FRESNO, California, November 10, 2009 (ENS) – California Governor Schwarzenegger went to the Friant Dam near Fresno Monday to sign the Safe, Clean, and Reliable Drinking Water Supply Act of 2010. If approved by the voters next November, the measure would authorize the issuance of bonds in the amount of $11.14 billion to finance a safe drinking water and water supply reliability program for California.

Fresno, a city in California’s agricultural Central Valley, is suffering from water scarcity, as the governor said just before he signed the bill.

“Today a system that was built for 18 million people now is crumbling under the pressure of 38 million people,” the governor said. “The Central Valley is the epicenter of this crisis. Fields lie fallow, communities are devastated, fathers and mothers are unable to provide for their families. I have heard the pleas of the people here from this valley and I’ve heard the pleas of the people from the state of California and I think the legislators have heard those pleas as well.”

Last week California legislators approved a comprehensive, historic water agreement, including the $11 billion bond measure.

Governor Schwarzenegger said the $11 billion bond will leverage another $30 billion in federal and in local funds, so all together this is a $40 billion infrastructure package.

“It’s the biggest infrastructure package in the history of California,” said the governor. “This money will fund a variety of different projects which will fix the Delta, it will restore its ecosystem and it will go and build a better conveyance system. And we will have, once and for all, below and above the ground water storage, which we have been fighting for and I wouldn’t have signed this without that water storage.”

In Washington, Monday Secretary of the Interior Ken Salazar took note of the signing ceremony in Fresno and pledged that the Obama administration would help California to solve its water problems.

“Today, Governor Schwarzenegger is signing milestone water legislation in Fresno County, one of the counties hardest hit by California’s water crisis – a crisis caused by the brutal combination of a three-year drought, the collapse of native fisheries in the Bay Delta, and the fact that California’s investments in water conservation and infrastructure have not kept up with its growth,” said Secretary Salazar.

He said the federal government is committed to being a full partner “with the state and stakeholders” in laying a foundation for California’s water future, providing a sustainable water supply, and helping those hardest hit, including in the Central Valley.

Salazar said that in its meeting today, the National Academy of Sciences’ National Research Council Governing Board is expected to approve the request of the Department of the Interior and Department of Commerce for “an independent scientific review of key questions relating to the California Bay Delta, and how to both protect the ecosystem and provide a reliable water supply.”

The first of two reports from the National Research Council is expected by March 15, 2010.

“If approved, the first NAS report will direct particular attention to the water delivery restrictions in the biological opinions and whether there are available alternative actions that would have lesser impacts on water deliveries while still providing equal or greater protection for the species and their designated critical habitat.

The NAS report will also look at the extent to which factors other than water pumping are contributing to the collapse of the Bay Delta ecosystem.

“In addition,” said Salazar, “the administration is fully committed to funding and moving forward with the construction of the Delta-Mendota Canal/California Aqueduct Intertie, pending the completion of a Record of Decision on the project, which we anticipate within the next 60 days.

“The administration is also continuing to pursue the Two-Gates Fish Protection Demonstration Project through the required permitting processes, on an expedited basis,” the secretary said. “Other potential projects that could supplement water supplies for the Valley include the Patterson Irrigation District Fish Screen project and related Pipeline Project.”

As announced in October, the Department of the Interior, the Department of Commerce and other federal agencies are working together under a Memorandum of Understanding that commits the federal government to produce an integrated work plan to address California water issues by December 15.

Governor Schwarzenegger said the new era of cooperation to resolve California’s water problems is long overdue.

“Mark Twain once said that whiskey is for drinking but water is worth fighting over.

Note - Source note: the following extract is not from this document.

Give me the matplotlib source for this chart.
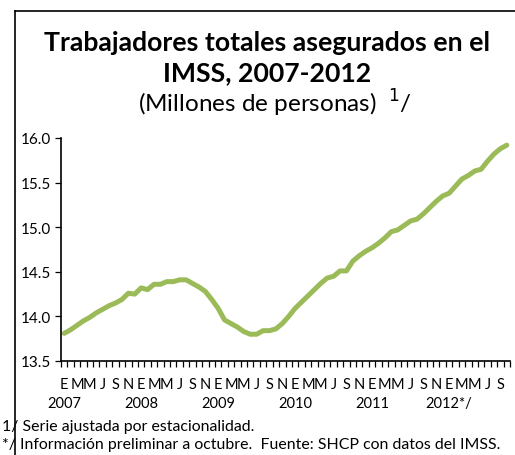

Well, he must have been talking about California, let me tell you, because for decades Californians have been fighting about water,” said the governor. “It’s like a holy water war that has taken place over the last few decades here. Everyone was fighting everybody. It was north versus south, rural versus urban, Republicans versus Democrats, business versus labor, farmers versus environmentalists and the list goes on and on, fighting, fighting, fighting. And because of this division it blocked California from investing in its water infrastructure.”

That hostility may be easing with the help of the Obama administration. Salazar said, “The administration is also working closely with the state on a variety of important fronts including, in particular, the development of a Bay Delta Conservation Plan. We will continue to pursue all of these efforts, in close tandem with the state and other stakeholders as we address both the short-term and longer-term water needs for California.”